▸ WHAT IS ASKED: Provide an exact copy of the data, excluding the images.

▸ SUPPLIED DATA:
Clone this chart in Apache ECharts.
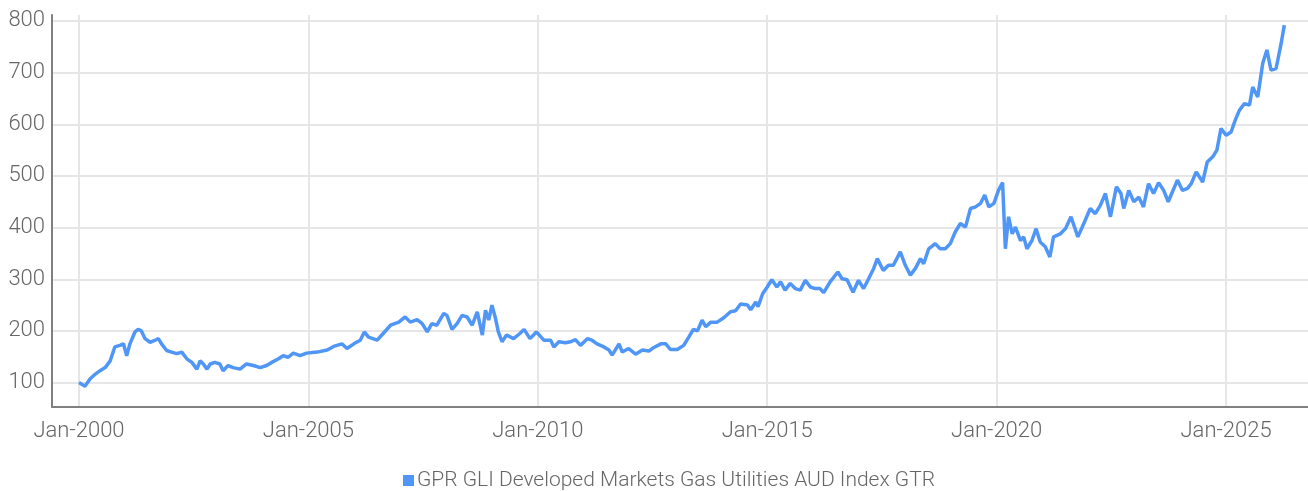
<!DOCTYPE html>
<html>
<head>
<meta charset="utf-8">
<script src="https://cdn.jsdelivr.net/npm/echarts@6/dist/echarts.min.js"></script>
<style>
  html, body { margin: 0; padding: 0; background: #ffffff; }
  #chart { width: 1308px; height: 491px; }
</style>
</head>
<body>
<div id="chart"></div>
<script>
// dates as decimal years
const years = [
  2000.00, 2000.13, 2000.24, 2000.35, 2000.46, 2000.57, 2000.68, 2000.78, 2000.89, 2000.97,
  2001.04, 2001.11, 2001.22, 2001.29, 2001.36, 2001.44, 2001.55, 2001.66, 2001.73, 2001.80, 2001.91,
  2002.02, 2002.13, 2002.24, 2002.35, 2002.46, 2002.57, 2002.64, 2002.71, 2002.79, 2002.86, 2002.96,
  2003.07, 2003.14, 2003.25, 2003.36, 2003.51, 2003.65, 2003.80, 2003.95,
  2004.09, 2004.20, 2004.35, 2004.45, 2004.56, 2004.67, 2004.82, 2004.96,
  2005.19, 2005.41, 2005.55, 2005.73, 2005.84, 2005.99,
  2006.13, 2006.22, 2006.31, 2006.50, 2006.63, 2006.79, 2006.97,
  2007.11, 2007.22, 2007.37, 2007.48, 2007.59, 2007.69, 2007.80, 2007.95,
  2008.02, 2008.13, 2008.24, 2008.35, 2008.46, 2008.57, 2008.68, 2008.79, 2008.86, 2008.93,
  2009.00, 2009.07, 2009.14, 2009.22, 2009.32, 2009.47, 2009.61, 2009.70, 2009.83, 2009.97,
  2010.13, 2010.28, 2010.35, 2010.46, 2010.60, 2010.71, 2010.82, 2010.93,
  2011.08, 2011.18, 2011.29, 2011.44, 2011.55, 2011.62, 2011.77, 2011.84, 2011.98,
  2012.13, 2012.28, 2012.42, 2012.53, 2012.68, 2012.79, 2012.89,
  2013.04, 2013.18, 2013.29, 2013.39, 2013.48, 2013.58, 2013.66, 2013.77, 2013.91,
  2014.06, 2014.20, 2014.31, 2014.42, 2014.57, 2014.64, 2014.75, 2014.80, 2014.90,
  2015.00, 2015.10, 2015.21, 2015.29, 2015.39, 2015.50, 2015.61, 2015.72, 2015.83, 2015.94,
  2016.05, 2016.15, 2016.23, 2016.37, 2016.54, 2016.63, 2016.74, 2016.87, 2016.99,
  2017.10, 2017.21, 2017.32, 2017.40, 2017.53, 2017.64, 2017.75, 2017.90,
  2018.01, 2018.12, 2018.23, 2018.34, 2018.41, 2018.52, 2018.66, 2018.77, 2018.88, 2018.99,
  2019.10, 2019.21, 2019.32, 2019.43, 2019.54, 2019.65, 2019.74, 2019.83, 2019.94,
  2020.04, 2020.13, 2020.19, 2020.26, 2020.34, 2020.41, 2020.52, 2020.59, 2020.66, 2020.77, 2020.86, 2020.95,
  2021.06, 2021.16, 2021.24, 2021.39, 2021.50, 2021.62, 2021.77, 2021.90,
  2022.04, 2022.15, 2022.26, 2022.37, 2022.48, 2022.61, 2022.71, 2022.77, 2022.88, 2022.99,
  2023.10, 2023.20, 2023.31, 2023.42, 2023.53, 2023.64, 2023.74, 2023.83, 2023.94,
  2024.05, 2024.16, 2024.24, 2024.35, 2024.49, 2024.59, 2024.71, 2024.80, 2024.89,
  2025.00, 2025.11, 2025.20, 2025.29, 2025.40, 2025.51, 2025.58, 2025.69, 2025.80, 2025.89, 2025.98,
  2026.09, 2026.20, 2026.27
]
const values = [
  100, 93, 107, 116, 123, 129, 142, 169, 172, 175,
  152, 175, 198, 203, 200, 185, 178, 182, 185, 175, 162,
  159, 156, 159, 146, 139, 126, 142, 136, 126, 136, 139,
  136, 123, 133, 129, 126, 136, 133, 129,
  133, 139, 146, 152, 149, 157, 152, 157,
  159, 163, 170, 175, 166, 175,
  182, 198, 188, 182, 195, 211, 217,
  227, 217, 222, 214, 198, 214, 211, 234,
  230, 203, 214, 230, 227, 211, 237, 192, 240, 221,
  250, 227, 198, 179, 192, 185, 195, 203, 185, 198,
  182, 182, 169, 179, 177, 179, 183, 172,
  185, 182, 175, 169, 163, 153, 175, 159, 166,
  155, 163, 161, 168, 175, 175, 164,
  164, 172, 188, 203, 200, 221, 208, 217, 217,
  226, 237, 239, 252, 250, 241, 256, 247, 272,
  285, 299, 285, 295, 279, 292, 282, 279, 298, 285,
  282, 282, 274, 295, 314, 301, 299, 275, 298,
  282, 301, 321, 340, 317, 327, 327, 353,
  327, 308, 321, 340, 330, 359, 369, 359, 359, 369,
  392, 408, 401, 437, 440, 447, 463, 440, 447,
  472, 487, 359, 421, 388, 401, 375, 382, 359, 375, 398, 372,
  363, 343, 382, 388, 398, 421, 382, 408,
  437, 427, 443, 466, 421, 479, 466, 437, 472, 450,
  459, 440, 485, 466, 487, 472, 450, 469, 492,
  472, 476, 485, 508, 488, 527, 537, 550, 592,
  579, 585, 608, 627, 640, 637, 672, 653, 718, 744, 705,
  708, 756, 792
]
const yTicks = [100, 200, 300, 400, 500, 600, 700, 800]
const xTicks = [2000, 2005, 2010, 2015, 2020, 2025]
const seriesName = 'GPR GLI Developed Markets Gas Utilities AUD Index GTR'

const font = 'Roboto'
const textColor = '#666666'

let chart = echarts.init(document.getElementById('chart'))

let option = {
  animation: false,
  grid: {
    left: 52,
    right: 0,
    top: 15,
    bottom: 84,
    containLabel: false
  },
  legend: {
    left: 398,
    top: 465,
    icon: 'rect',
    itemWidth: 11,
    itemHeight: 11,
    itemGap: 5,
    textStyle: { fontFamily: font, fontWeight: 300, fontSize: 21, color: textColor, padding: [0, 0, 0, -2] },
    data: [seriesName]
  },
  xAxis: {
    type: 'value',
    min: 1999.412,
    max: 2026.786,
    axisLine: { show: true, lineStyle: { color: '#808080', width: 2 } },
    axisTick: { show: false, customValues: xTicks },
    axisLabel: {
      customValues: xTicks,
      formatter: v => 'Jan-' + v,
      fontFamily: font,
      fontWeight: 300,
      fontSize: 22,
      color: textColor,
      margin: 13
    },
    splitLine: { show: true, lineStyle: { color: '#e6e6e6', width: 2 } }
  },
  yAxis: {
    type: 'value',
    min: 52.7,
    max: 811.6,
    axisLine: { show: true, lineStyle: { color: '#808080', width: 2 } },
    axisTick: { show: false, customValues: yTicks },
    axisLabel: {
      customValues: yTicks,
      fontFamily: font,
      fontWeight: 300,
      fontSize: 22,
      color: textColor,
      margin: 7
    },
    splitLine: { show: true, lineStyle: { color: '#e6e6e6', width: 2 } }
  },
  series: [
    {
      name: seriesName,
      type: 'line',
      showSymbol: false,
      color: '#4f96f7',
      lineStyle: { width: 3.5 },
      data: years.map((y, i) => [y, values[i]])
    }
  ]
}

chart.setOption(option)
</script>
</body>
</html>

▸ OUTPUT:
Clone this chart in Apache ECharts.
<!DOCTYPE html>
<html>
<head>
<meta charset="utf-8">
<script src="https://cdn.jsdelivr.net/npm/echarts@6/dist/echarts.min.js"></script>
<style>
  html, body { margin: 0; padding: 0; background: #ffffff; }
  #chart { width: 1308px; height: 491px; }
</style>
</head>
<body>
<div id="chart"></div>
<script>
// dates as decimal years
const years = [
  2000.00, 2000.13, 2000.24, 2000.35, 2000.46, 2000.57, 2000.68, 2000.78, 2000.89, 2000.97,
  2001.04, 2001.11, 2001.22, 2001.29, 2001.36, 2001.44, 2001.55, 2001.66, 2001.73, 2001.80, 2001.91,
  2002.02, 2002.13, 2002.24, 2002.35, 2002.46, 2002.57, 2002.64, 2002.71, 2002.79, 2002.86, 2002.96,
  2003.07, 2003.14, 2003.25, 2003.36, 2003.51, 2003.65, 2003.80, 2003.95,
  2004.09, 2004.20, 2004.35, 2004.45, 2004.56, 2004.67, 2004.82, 2004.96,
  2005.19, 2005.41, 2005.55, 2005.73, 2005.84, 2005.99,
  2006.13, 2006.22, 2006.31, 2006.50, 2006.63, 2006.79, 2006.97,
  2007.11, 2007.22, 2007.37, 2007.48, 2007.59, 2007.69, 2007.80, 2007.95,
  2008.02, 2008.13, 2008.24, 2008.35, 2008.46, 2008.57, 2008.68, 2008.79, 2008.86, 2008.93,
  2009.00, 2009.07, 2009.14, 2009.22, 2009.32, 2009.47, 2009.61, 2009.70, 2009.83, 2009.97,
  2010.13, 2010.28, 2010.35, 2010.46, 2010.60, 2010.71, 2010.82, 2010.93,
  2011.08, 2011.18, 2011.29, 2011.44, 2011.55, 2011.62, 2011.77, 2011.84, 2011.98,
  2012.13, 2012.28, 2012.42, 2012.53, 2012.68, 2012.79, 2012.89,
  2013.04, 2013.18, 2013.29, 2013.39, 2013.48, 2013.58, 2013.66, 2013.77, 2013.91,
  2014.06, 2014.20, 2014.31, 2014.42, 2014.57, 2014.64, 2014.75, 2014.80, 2014.90,
  2015.00, 2015.10, 2015.21, 2015.29, 2015.39, 2015.50, 2015.61, 2015.72, 2015.83, 2015.94,
  2016.05, 2016.15, 2016.23, 2016.37, 2016.54, 2016.63, 2016.74, 2016.87, 2016.99,
  2017.10, 2017.21, 2017.32, 2017.40, 2017.53, 2017.64, 2017.75, 2017.90,
  2018.01, 2018.12, 2018.23, 2018.34, 2018.41, 2018.52, 2018.66, 2018.77, 2018.88, 2018.99,
  2019.10, 2019.21, 2019.32, 2019.43, 2019.54, 2019.65, 2019.74, 2019.83, 2019.94,
  2020.04, 2020.13, 2020.19, 2020.26, 2020.34, 2020.41, 2020.52, 2020.59, 2020.66, 2020.77, 2020.86, 2020.95,
  2021.06, 2021.16, 2021.24, 2021.39, 2021.50, 2021.62, 2021.77, 2021.90,
  2022.04, 2022.15, 2022.26, 2022.37, 2022.48, 2022.61, 2022.71, 2022.77, 2022.88, 2022.99,
  2023.10, 2023.20, 2023.31, 2023.42, 2023.53, 2023.64, 2023.74, 2023.83, 2023.94,
  2024.05, 2024.16, 2024.24, 2024.35, 2024.49, 2024.59, 2024.71, 2024.80, 2024.89,
  2025.00, 2025.11, 2025.20, 2025.29, 2025.40, 2025.51, 2025.58, 2025.69, 2025.80, 2025.89, 2025.98,
  2026.09, 2026.20, 2026.27
]
const values = [
  100, 93, 107, 116, 123, 129, 142, 169, 172, 175,
  152, 175, 198, 203, 200, 185, 178, 182, 185, 175, 162,
  159, 156, 159, 146, 139, 126, 142, 136, 126, 136, 139,
  136, 123, 133, 129, 126, 136, 133, 129,
  133, 139, 146, 152, 149, 157, 152, 157,
  159, 163, 170, 175, 166, 175,
  182, 198, 188, 182, 195, 211, 217,
  227, 217, 222, 214, 198, 214, 211, 234,
  230, 203, 214, 230, 227, 211, 237, 192, 240, 221,
  250, 227, 198, 179, 192, 185, 195, 203, 185, 198,
  182, 182, 169, 179, 177, 179, 183, 172,
  185, 182, 175, 169, 163, 153, 175, 159, 166,
  155, 163, 161, 168, 175, 175, 164,
  164, 172, 188, 203, 200, 221, 208, 217, 217,
  226, 237, 239, 252, 250, 241, 256, 247, 272,
  285, 299, 285, 295, 279, 292, 282, 279, 298, 285,
  282, 282, 274, 295, 314, 301, 299, 275, 298,
  282, 301, 321, 340, 317, 327, 327, 353,
  327, 308, 321, 340, 330, 359, 369, 359, 359, 369,
  392, 408, 401, 437, 440, 447, 463, 440, 447,
  472, 487, 359, 421, 388, 401, 375, 382, 359, 375, 398, 372,
  363, 343, 382, 388, 398, 421, 382, 408,
  437, 427, 443, 466, 421, 479, 466, 437, 472, 450,
  459, 440, 485, 466, 487, 472, 450, 469, 492,
  472, 476, 485, 508, 488, 527, 537, 550, 592,
  579, 585, 608, 627, 640, 637, 672, 653, 718, 744, 705,
  708, 756, 792
]
const yTicks = [100, 200, 300, 400, 500, 600, 700, 800]
const xTicks = [2000, 2005, 2010, 2015, 2020, 2025]
const seriesName = 'GPR GLI Developed Markets Gas Utilities AUD Index GTR'

const font = 'Roboto'
const textColor = '#666666'

let chart = echarts.init(document.getElementById('chart'))

let option = {
  animation: false,
  grid: {
    left: 52,
    right: 0,
    top: 15,
    bottom: 84,
    containLabel: false
  },
  legend: {
    left: 398,
    top: 465,
    icon: 'rect',
    itemWidth: 11,
    itemHeight: 11,
    itemGap: 5,
    textStyle: { fontFamily: font, fontWeight: 300, fontSize: 21, color: textColor, padding: [0, 0, 0, -2] },
    data: [seriesName]
  },
  xAxis: {
    type: 'value',
    min: 1999.412,
    max: 2026.786,
    axisLine: { show: true, lineStyle: { color: '#808080', width: 2 } },
    axisTick: { show: false, customValues: xTicks },
    axisLabel: {
      customValues: xTicks,
      formatter: v => 'Jan-' + v,
      fontFamily: font,
      fontWeight: 300,
      fontSize: 22,
      color: textColor,
      margin: 13
    },
    splitLine: { show: true, lineStyle: { color: '#e6e6e6', width: 2 } }
  },
  yAxis: {
    type: 'value',
    min: 52.7,
    max: 811.6,
    axisLine: { show: true, lineStyle: { color: '#808080', width: 2 } },
    axisTick: { show: false, customValues: yTicks },
    axisLabel: {
      customValues: yTicks,
      fontFamily: font,
      fontWeight: 300,
      fontSize: 22,
      color: textColor,
      margin: 7
    },
    splitLine: { show: true, lineStyle: { color: '#e6e6e6', width: 2 } }
  },
  series: [
    {
      name: seriesName,
      type: 'line',
      showSymbol: false,
      color: '#4f96f7',
      lineStyle: { width: 3.5 },
      data: years.map((y, i) => [y, values[i]])
    }
  ]
}

chart.setOption(option)
</script>
</body>
</html>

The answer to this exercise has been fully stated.